Lewis Spratlan (b.1940) – Dreamworlds (2015)

 

I.  Dreams of a Saint:  St. Francis of Assisi

 

II.  Dreams of a Madman:  Hitler

 

III.  Dreams of a Bureaucrat:  a bureaucrat

 

Composer Lewis Spratlan provides the following notes on his composition Dreamworlds

This piece probes the dreams of three very unlike figures: St. Francis of Assisi, Hitler, and a nameless bureaucrat.  Each movement emerges from some primordial, universal dream tissue, within and against which the actual dreams play out.

St. Francis dreams repeatedly of his quest for holiness and service to the church, represented here as fragments of Gregorian chant, and his engaged conversation with his bird friends, some of which, e.g. the white-throated sparrow, make solo appearances.  He dreams of his charmed empathy with wolves, who lie down in peace beside him and of his visit to Egypt, where he attempts to persuade the Sultan to end the bloodshed of the crusades.  But his dreams return always to the search for piety and penitence.

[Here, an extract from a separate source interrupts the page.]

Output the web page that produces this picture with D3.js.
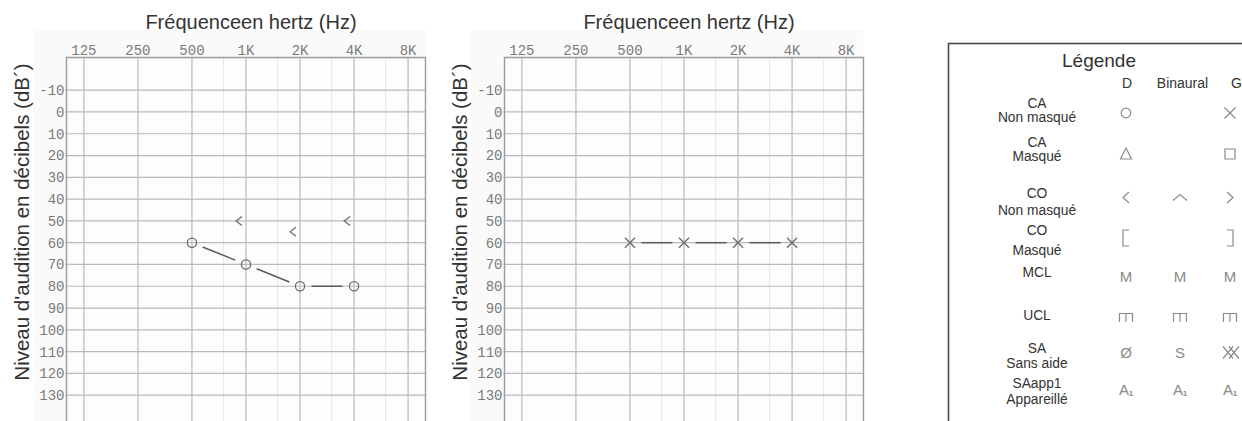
<!DOCTYPE html>
<html><head><meta charset="utf-8">
<script src="https://cdn.jsdelivr.net/npm/d3@7"></script>
<style>body{margin:0;background:#fff} svg{display:block}</style>
</head><body><svg id="c" width="1242" height="421"></svg>
<script>
// ---------- data ----------
const freqs = [125, 250, 500, 1000, 2000, 4000, 8000];
const freqLabels = ["125", "250", "500", "1K", "2K", "4K", "8K"];
const halfOctaves = [750, 1500, 3000, 6000];
const dbTicks = [-10, 0, 10, 20, 30, 40, 50, 60, 70, 80, 90, 100, 110, 120, 130];
const xTitle = "Fréquenceen hertz (Hz)";
const yTitle = "Niveau d'audition en décibels (dB´)";

// left audiogram: right ear air conduction (O) and bone conduction (<)
const leftACFreq = [500, 1000, 2000, 4000];
const leftACdB = [60, 70, 80, 80];
const leftBCFreq = [1000, 2000, 4000];
const leftBCdB = [50, 55, 50];

// right audiogram: left ear air conduction (X)
const rightACFreq = [500, 1000, 2000, 4000];
const rightACdB = [60, 60, 60, 60];

// legend
const legendTitle = "Légende";
const legendCols = ["D", "Binaural", "G"];
const legendLine1 = ["CA", "CA", "CO", "CO", "MCL", "UCL", "SA", "SAapp1"];
const legendLine2 = ["Non masqué", "Masqué", "Non masqué", "Masqué", "", "", "Sans aide", "Appareillé"];
const legendSymbols = [
  ["circle", null, "cross"],
  ["triangle", null, "square"],
  ["lt", "caret", "gt"],
  ["lbr", null, "rbr"],
  ["M", "M", "M"],
  ["ucl", "ucl", "ucl"],
  ["oslash", "S", "xx"],
  ["A1", "A1", "A1"]
];

// ---------- layout ----------
const svg = d3.select("#c");
const W = 1242, H = 421;
const chartOffsets = [0, 438];
const plotL = 66.5, plotR = 425.5, plotT = 57.5;
const dBpx = 2.1786;
const gridCol = "#b9b9b9";
const markCol = "#6a6a6a";
const lineCol = "#5a5a5a";
const sansFont = "'Liberation Sans', Arial, sans-serif";
const monoFont = "'Liberation Mono', 'Courier New', monospace";

function drawChart(dx, ac, bc, acSymbol) {
  const g = svg.append("g").attr("transform", `translate(${dx},0)`);
  const x = d3.scaleLog().base(2).domain([100, 10000]).range([plotL, plotR]);
  const y = d3.scaleLinear().domain([-25, 145]).range([plotT, plotT + 170 * dBpx]);
  const yB = Math.min(H + 5, y(145));

  // light panel
  g.append("rect").attr("x", 33).attr("y", 30).attr("width", plotR - 33).attr("height", H - 30)
    .attr("fill", "#fafafa");
  g.append("rect").attr("x", plotL).attr("y", plotT).attr("width", plotR - plotL).attr("height", H - plotT)
    .attr("fill", "#fdfdfd");

  // half-octave dotted lines
  g.selectAll(".half").data(halfOctaves).enter().append("line")
    .attr("x1", d => x(d)).attr("x2", d => x(d)).attr("y1", plotT).attr("y2", yB)
    .attr("stroke", "#cfcfcf").attr("stroke-width", 1).attr("stroke-dasharray", "1,1");
  // octave lines
  g.selectAll(".oct").data(freqs).enter().append("line")
    .attr("x1", d => x(d)).attr("x2", d => x(d)).attr("y1", plotT).attr("y2", yB)
    .attr("stroke", gridCol).attr("stroke-width", 1.2);
  // horizontal lines
  g.selectAll(".hl").data(dbTicks).enter().append("line")
    .attr("x1", plotL - 1).attr("x2", plotR).attr("y1", d => y(d)).attr("y2", d => y(d))
    .attr("stroke", gridCol).attr("stroke-width", 1.2);
  // border
  g.append("path").attr("d", `M${plotL},${yB}V${plotT}H${plotR}V${yB}`)
    .attr("fill", "none").attr("stroke", "#9a9a9a").attr("stroke-width", 1.4);

  // top tick labels
  g.selectAll(".xt").data(freqs).enter().append("text")
    .attr("x", d => x(d)).attr("y", 55).attr("text-anchor", "middle")
    .attr("font-family", monoFont).attr("font-size", 14).attr("fill", "#7a7a7a")
    .text((d, i) => freqLabels[i]);
  // left tick labels
  g.selectAll(".yt").data(dbTicks).enter().append("text")
    .attr("x", plotL - 2).attr("y", d => y(d)).attr("dy", "0.35em").attr("text-anchor", "end")
    .attr("font-family", monoFont).attr("font-size", 14).attr("fill", "#7a7a7a")
    .text(d => String(d));

  // titles
  g.append("text").attr("x", x(1000) + 5).attr("y", 28.5).attr("text-anchor", "middle")
    .attr("font-family", sansFont).attr("font-size", 20).attr("fill", "#333")
    .text(xTitle);
  g.append("text").attr("transform", `translate(28.5,222) rotate(-90)`).attr("text-anchor", "middle")
    .attr("font-family", sansFont).attr("font-size", 20.5).attr("fill", "#333")
    .text(yTitle);

  // connecting segments with gaps around markers
  const gap = 11.5;
  const pts = ac.f.map((f, i) => [x(f), y(ac.db[i])]);
  for (let i = 0; i < pts.length - 1; i++) {
    const [x1, y1] = pts[i], [x2, y2] = pts[i + 1];
    const len = Math.hypot(x2 - x1, y2 - y1);
    const ux = (x2 - x1) / len, uy = (y2 - y1) / len;
    g.append("line")
      .attr("x1", x1 + ux * gap).attr("y1", y1 + uy * gap)
      .attr("x2", x2 - ux * gap).attr("y2", y2 - uy * gap)
      .attr("stroke", lineCol).attr("stroke-width", 1.5);
  }
  // AC markers
  pts.forEach(([px, py]) => {
    if (acSymbol === "circle") {
      g.append("circle").attr("cx", px).attr("cy", py).attr("r", 4.6)
        .attr("fill", "none").attr("stroke", markCol).attr("stroke-width", 1.3);
    } else {
      const s = 5;
      g.append("path").attr("d", `M${px - s},${py - s}L${px + s},${py + s}M${px - s},${py + s}L${px + s},${py - s}`)
        .attr("stroke", markCol).attr("stroke-width", 1.3).attr("fill", "none");
    }
  });
  // BC markers "<"
  if (bc) {
    bc.f.forEach((f, i) => {
      const cx = x(f) - 7, cy = y(bc.db[i]);
      g.append("path").attr("d", `M${cx + 3},${cy - 4.5}L${cx - 3},${cy}L${cx + 3},${cy + 4.5}`)
        .attr("fill", "none").attr("stroke", markCol).attr("stroke-width", 1.2);
    });
  }
}

drawChart(chartOffsets[0], { f: leftACFreq, db: leftACdB }, { f: leftBCFreq, db: leftBCdB }, "circle");
drawChart(chartOffsets[1], { f: rightACFreq, db: rightACdB }, null, "cross");

// ---------- legend ----------
const lg = svg.append("g");
lg.append("rect").attr("x", 948.5).attr("y", 43.5).attr("width", 400).attr("height", 420)
  .attr("fill", "#fff").attr("stroke", "#4a4a4a").attr("stroke-width", 1.6);
lg.append("text").attr("x", 1099).attr("y", 67.3).attr("text-anchor", "middle")
  .attr("font-family", sansFont).attr("font-size", 19).attr("fill", "#333").text(legendTitle);

const colHeaderX = [1127, 1182.5, 1236.5];
const colSymX = [1126, 1180, 1230];
lg.selectAll(".lh").data(legendCols).enter().append("text")
  .attr("x", (d, i) => colHeaderX[i]).attr("y", 88.3).attr("text-anchor", "middle")
  .attr("font-family", sansFont).attr("font-size", 14).attr("fill", "#333").text(d => d);

const line1Y = [107.5, 146.7, 198.3, 235, 276.7, 320, 353.3, 388.3];
const line2Y = [121.7, 160.5, 214.5, 255, 0, 0, 368, 403.5];
const symY = [113, 154, 197.5, 238, 276.7, 317.5, 352.5, 390];
const labelX = 1037;

legendLine1.forEach((t, i) => {
  lg.append("text").attr("x", labelX).attr("y", line1Y[i]).attr("text-anchor", "middle")
    .attr("font-family", sansFont).attr("font-size", 13.8).attr("fill", "#333").text(t);
  if (legendLine2[i]) {
    lg.append("text").attr("x", labelX).attr("y", line2Y[i]).attr("text-anchor", "middle")
      .attr("font-family", sansFont).attr("font-size", 13.8).attr("fill", "#333").text(legendLine2[i]);
  }
});

const symCol = "#8a8a8a";
function drawSym(type, cx, cy) {
  const p = (d) => lg.append("path").attr("d", d).attr("fill", "none")
    .attr("stroke", symCol).attr("stroke-width", 1.2);
  const t = (s, dx, size) => lg.append("text").attr("x", cx + (dx || 0)).attr("y", cy).attr("dy", "0.36em")
    .attr("text-anchor", "middle").attr("font-family", sansFont).attr("font-size", size || 15)
    .attr("fill", symCol).text(s);
  switch (type) {
    case "circle":
      lg.append("circle").attr("cx", cx).attr("cy", cy).attr("r", 4.8).attr("fill", "none")
        .attr("stroke", symCol).attr("stroke-width", 1.2); break;
    case "cross": p(`M${cx-5.5},${cy-5.5}L${cx+5.5},${cy+5.5}M${cx-5.5},${cy+5.5}L${cx+5.5},${cy-5.5}`); break;
    case "triangle": p(`M${cx},${cy-6}L${cx+5.5},${cy+5}L${cx-5.5},${cy+5}Z`); break;
    case "square": p(`M${cx-5},${cy-5}H${cx+5}V${cy+5}H${cx-5}Z`); break;
    case "lt": p(`M${cx+3},${cy-5.5}L${cx-3},${cy}L${cx+3},${cy+5.5}`); break;
    case "gt": p(`M${cx-3},${cy-5.5}L${cx+3},${cy}L${cx-3},${cy+5.5}`); break;
    case "caret": p(`M${cx-7},${cy+3}L${cx},${cy-3}L${cx+7},${cy+3}`); break;
    case "lbr": p(`M${cx+3},${cy-8}H${cx-3}V${cy+8}H${cx+3}`); break;
    case "rbr": p(`M${cx-3},${cy-8}H${cx+3}V${cy+8}H${cx-3}`); break;
    case "M": t("M"); break;
    case "S": t("S"); break;
    case "oslash": t("Ø"); break;
    case "ucl": p(`M${cx-6.5},${cy+4.5}V${cy-4}H${cx+6.5}V${cy+4.5}M${cx},${cy-4}V${cy+4.5}`); break;
    case "xx":
      p(`M${cx-7},${cy-6}L${cx+3},${cy+6}M${cx-7},${cy+6}L${cx+3},${cy-6}M${cx-1},${cy-6}L${cx+9},${cy+6}M${cx-1},${cy+6}L${cx+9},${cy-6}`); break;
    case "A1":
      t("A", -2);
      lg.append("text").attr("x", cx + 5).attr("y", cy + 6).attr("text-anchor", "middle")
        .attr("font-family", sansFont).attr("font-size", 8).attr("font-weight", "bold")
        .attr("fill", symCol).text("1");
      break;
  }
}
legendSymbols.forEach((row, i) => {
  row.forEach((s, j) => { if (s) drawSym(s, colSymX[j], symY[i]); });
});
</script>
</body></html>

Hitler dreams of power, conquest, and appetite, and of holy German art – Beethoven and Wagner and Haydn’s Deutschland über alles.  But world domination through the sacrifices of war increasingly dominates his dreams.  The movement closes in the gas chambers of the “final solution” as life seeps out of the six million and out of der Führer’s dreams.

Our poor bureaucrat is just trying to be good and efficient, but she’s not well prepared and makes embarrassing mistakes that frustrate her, in her dreams, to entropy and paralysis.  Round two: she’s stuck in a repetitive chore that drives her crazy – she’s too good for this – but she keeps at it until the inevitable explosion occurs.  In the third episode pleasant dreams lead her to indulge her romantic side and ultimately to all-out romantic passion, which all too quickly subsides.  She stays in bed a bit late.  Finally the dream tissue melts away and she’s left to go back to work.

Dreamworlds is fondly dedicated to Dana Muller and Gary Steigerwalt, two dear old friends whose dreamy collaborations have been a big part of my listening pleasure for many decades.